§ **Required task**
Return a copy of every line in the records that includes the word "this".

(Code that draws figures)

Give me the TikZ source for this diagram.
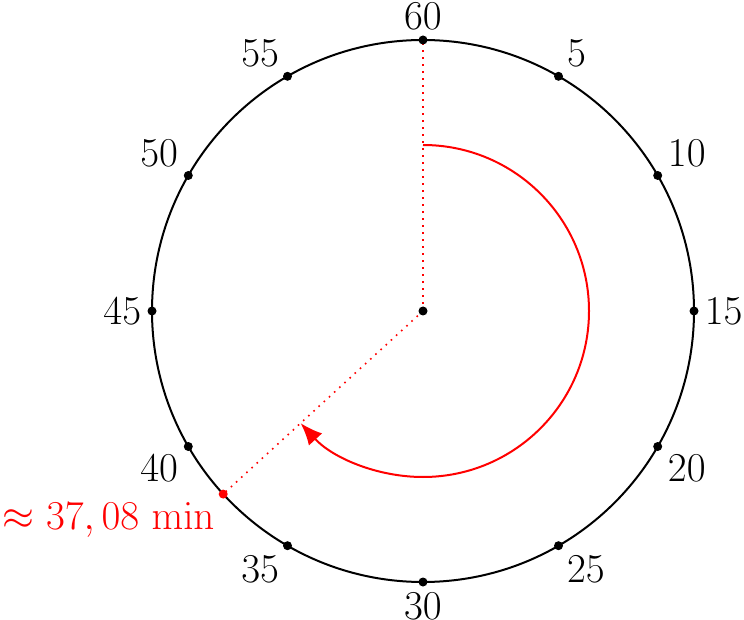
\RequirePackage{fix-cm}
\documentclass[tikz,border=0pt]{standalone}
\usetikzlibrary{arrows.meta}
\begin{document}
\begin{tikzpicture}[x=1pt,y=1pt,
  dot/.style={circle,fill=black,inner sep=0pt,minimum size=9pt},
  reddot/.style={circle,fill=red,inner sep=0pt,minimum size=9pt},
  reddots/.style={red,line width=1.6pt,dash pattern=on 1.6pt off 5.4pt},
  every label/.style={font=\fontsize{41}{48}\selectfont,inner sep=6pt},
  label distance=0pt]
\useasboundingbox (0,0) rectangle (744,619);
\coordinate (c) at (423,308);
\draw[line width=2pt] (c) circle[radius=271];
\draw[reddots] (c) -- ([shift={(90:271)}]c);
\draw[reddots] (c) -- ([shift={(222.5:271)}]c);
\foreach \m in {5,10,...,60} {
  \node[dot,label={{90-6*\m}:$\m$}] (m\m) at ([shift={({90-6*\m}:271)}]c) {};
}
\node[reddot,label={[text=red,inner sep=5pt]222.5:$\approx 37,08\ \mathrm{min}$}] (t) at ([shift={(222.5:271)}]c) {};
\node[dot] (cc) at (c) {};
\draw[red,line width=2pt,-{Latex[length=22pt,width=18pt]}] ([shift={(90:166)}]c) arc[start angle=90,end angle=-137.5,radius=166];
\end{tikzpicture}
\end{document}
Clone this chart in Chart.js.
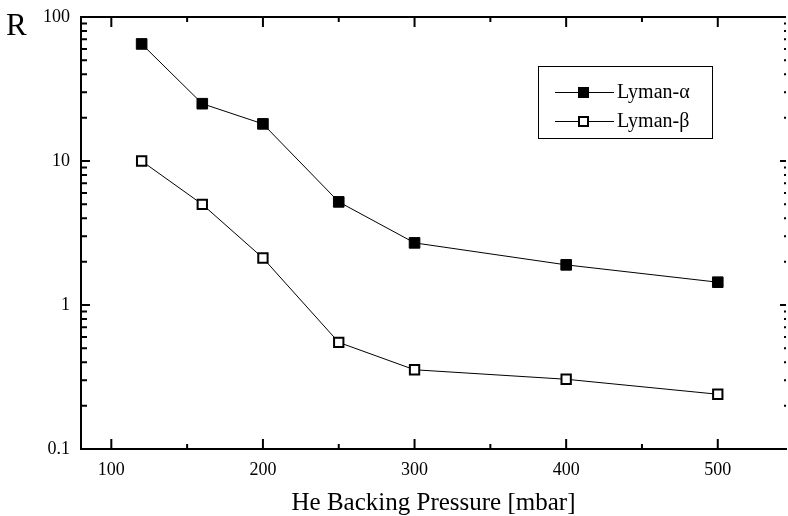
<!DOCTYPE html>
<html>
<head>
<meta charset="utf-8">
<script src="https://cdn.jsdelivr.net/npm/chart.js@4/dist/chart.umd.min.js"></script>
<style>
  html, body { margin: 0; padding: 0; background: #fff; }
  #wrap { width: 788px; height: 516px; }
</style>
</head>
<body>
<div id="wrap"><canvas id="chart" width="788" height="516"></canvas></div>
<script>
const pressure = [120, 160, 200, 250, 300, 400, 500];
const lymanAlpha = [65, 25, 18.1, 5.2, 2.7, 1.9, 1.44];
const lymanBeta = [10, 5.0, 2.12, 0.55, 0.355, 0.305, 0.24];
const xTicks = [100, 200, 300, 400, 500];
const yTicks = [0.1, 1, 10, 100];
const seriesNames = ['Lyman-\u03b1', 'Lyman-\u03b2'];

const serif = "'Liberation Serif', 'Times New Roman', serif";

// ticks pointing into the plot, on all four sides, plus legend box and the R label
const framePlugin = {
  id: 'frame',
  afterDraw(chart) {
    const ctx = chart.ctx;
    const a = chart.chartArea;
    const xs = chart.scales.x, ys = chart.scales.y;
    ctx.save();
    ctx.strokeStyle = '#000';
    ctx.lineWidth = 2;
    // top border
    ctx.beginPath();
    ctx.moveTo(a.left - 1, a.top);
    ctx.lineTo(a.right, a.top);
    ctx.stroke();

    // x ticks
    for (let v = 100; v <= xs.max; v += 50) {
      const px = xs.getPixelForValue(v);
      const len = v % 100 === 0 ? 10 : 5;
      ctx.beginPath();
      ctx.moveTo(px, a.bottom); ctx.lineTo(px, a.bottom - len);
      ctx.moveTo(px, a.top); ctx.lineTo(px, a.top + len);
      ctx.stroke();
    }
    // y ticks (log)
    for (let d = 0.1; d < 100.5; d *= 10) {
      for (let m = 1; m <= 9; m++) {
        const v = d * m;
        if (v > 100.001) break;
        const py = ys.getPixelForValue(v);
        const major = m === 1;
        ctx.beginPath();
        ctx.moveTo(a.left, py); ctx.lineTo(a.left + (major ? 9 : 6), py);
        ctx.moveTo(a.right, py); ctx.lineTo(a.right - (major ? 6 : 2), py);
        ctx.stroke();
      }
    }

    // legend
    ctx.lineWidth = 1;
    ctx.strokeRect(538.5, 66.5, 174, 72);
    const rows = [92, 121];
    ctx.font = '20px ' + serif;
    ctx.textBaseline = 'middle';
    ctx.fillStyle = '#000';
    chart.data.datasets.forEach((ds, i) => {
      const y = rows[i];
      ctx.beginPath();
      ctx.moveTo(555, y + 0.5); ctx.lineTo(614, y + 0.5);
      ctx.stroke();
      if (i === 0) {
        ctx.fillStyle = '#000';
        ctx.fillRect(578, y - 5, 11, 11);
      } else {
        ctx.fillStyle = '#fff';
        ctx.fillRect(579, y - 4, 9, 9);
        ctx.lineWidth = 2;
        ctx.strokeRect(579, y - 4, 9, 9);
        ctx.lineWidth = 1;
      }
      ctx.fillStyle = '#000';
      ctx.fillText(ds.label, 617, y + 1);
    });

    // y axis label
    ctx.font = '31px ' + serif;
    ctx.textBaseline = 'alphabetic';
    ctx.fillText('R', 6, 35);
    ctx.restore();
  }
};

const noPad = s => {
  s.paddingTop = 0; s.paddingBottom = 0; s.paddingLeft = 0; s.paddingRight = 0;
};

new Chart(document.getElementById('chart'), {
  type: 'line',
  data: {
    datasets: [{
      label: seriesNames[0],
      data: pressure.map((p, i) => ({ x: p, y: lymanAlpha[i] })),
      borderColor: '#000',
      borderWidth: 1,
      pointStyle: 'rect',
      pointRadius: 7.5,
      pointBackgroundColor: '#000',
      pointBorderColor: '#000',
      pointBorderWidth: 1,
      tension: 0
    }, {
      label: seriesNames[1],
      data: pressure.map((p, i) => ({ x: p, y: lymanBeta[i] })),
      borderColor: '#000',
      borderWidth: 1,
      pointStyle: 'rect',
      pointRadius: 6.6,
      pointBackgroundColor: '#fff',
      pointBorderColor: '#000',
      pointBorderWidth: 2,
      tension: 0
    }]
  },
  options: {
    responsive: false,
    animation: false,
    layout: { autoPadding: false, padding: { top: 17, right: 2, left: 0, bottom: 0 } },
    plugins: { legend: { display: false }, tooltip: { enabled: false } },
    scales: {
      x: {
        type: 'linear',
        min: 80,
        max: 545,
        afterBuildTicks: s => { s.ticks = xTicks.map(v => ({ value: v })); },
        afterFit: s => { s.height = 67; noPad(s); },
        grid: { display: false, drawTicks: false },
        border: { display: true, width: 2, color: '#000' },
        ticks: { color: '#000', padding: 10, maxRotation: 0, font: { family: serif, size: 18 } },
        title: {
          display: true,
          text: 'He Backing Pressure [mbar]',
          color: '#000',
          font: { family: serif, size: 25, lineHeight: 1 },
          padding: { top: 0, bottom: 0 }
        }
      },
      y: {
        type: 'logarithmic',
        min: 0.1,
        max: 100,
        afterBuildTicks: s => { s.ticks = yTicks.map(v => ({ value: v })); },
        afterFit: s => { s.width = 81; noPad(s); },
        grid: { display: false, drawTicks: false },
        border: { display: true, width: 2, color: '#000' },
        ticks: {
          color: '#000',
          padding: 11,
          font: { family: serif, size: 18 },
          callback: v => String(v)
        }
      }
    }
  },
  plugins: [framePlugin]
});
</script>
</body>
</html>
---
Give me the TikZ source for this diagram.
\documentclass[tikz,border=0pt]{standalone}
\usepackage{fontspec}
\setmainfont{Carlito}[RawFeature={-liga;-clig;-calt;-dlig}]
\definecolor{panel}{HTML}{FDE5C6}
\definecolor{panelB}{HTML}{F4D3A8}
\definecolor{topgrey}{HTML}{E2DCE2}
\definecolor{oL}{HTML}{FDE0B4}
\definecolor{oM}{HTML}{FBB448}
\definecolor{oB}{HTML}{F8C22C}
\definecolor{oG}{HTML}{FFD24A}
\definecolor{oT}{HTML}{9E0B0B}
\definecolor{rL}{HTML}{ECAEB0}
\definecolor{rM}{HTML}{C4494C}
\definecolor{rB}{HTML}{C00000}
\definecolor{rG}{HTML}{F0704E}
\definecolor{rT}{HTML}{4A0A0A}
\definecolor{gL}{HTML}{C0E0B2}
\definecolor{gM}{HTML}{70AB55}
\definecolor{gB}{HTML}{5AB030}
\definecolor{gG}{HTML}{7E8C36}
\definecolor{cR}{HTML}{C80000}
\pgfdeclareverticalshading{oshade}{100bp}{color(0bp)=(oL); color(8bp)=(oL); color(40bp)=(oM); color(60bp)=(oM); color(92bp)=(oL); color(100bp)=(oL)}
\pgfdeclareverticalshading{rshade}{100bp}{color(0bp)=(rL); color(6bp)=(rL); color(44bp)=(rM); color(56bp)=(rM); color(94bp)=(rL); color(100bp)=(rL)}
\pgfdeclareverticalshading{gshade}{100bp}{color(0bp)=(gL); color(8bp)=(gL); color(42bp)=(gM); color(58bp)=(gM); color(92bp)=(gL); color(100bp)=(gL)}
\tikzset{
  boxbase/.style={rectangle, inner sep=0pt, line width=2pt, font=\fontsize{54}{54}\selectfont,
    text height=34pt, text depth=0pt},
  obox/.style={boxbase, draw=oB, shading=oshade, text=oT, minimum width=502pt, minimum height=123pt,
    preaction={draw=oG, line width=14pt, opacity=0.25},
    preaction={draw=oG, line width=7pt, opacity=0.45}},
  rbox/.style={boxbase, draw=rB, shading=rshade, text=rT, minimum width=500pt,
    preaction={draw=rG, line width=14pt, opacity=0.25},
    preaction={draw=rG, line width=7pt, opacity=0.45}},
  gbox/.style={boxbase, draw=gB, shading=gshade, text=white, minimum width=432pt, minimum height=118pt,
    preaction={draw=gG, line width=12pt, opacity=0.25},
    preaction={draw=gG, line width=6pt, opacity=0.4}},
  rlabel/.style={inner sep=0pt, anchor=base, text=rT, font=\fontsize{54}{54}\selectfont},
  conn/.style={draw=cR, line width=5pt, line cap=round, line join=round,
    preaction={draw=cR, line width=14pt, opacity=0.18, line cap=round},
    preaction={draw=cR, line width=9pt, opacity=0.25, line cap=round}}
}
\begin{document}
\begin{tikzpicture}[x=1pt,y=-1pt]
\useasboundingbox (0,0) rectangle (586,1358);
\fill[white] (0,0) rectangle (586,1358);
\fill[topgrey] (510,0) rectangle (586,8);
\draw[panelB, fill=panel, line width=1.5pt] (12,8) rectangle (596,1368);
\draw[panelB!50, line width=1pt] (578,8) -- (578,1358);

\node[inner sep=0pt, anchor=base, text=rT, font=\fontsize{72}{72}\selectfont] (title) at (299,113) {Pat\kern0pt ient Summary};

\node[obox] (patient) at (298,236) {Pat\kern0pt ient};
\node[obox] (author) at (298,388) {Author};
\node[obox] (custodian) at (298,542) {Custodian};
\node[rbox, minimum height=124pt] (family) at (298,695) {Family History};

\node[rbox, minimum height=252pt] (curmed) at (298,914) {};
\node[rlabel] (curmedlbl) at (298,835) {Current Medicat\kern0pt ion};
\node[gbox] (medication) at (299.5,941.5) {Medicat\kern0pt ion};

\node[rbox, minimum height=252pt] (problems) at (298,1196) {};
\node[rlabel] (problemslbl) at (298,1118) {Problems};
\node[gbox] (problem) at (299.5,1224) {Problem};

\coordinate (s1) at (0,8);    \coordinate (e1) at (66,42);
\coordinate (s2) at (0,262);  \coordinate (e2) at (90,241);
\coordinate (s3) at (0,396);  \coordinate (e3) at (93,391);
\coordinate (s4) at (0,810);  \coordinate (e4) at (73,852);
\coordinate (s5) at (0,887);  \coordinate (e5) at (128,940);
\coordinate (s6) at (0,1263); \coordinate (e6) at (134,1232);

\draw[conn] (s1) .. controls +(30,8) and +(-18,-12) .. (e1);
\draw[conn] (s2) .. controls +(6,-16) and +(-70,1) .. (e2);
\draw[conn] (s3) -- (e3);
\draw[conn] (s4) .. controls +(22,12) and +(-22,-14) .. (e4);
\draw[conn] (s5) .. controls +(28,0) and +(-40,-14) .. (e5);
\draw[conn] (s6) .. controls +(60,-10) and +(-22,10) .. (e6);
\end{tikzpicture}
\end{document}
--
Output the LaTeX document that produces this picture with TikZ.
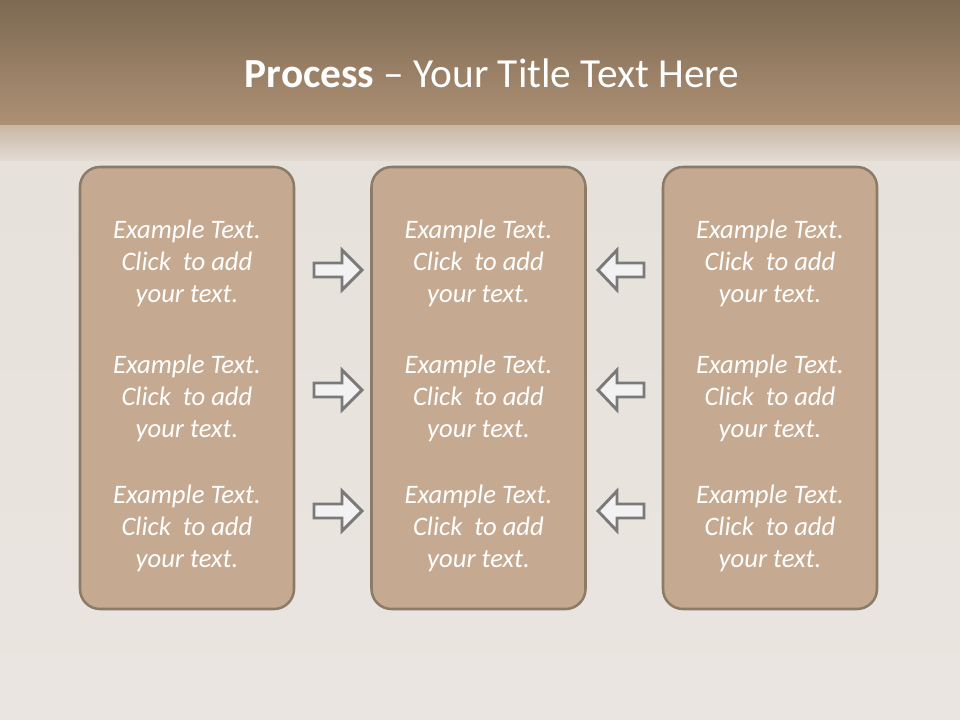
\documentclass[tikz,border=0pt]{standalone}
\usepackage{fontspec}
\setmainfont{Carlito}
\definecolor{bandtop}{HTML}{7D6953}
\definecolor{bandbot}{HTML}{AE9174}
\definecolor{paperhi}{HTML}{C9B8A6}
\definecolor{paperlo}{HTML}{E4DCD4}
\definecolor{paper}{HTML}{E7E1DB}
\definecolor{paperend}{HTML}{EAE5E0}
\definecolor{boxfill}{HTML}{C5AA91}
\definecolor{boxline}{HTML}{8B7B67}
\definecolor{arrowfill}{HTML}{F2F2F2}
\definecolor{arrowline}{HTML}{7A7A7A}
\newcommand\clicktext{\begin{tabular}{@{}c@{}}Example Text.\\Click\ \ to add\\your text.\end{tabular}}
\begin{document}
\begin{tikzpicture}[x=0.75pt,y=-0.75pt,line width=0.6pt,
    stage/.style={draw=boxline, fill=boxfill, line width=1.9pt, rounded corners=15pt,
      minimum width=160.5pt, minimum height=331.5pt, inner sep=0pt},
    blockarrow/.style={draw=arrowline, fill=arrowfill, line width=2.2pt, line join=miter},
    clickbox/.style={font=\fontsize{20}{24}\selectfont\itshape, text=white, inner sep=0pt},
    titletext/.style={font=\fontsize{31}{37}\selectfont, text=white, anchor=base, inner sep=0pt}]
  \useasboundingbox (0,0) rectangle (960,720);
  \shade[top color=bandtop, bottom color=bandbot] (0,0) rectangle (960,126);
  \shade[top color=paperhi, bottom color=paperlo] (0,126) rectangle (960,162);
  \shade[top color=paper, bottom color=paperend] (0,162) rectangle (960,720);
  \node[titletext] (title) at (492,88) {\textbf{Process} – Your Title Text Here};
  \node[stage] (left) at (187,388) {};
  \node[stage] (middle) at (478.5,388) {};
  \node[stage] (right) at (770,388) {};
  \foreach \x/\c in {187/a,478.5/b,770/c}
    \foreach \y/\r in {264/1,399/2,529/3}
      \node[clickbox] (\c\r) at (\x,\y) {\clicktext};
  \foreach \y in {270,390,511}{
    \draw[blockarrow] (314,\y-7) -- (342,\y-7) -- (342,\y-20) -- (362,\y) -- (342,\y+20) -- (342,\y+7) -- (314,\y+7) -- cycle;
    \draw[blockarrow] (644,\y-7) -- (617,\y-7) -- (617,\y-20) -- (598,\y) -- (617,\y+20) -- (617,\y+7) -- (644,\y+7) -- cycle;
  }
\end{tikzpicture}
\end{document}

§ **Result of the exercise**
Give me the TikZ source for this diagram.
Clone this chart in Chart.js.
Give me the TikZ source for this diagram.
Output the LaTeX document that produces this picture with TikZ.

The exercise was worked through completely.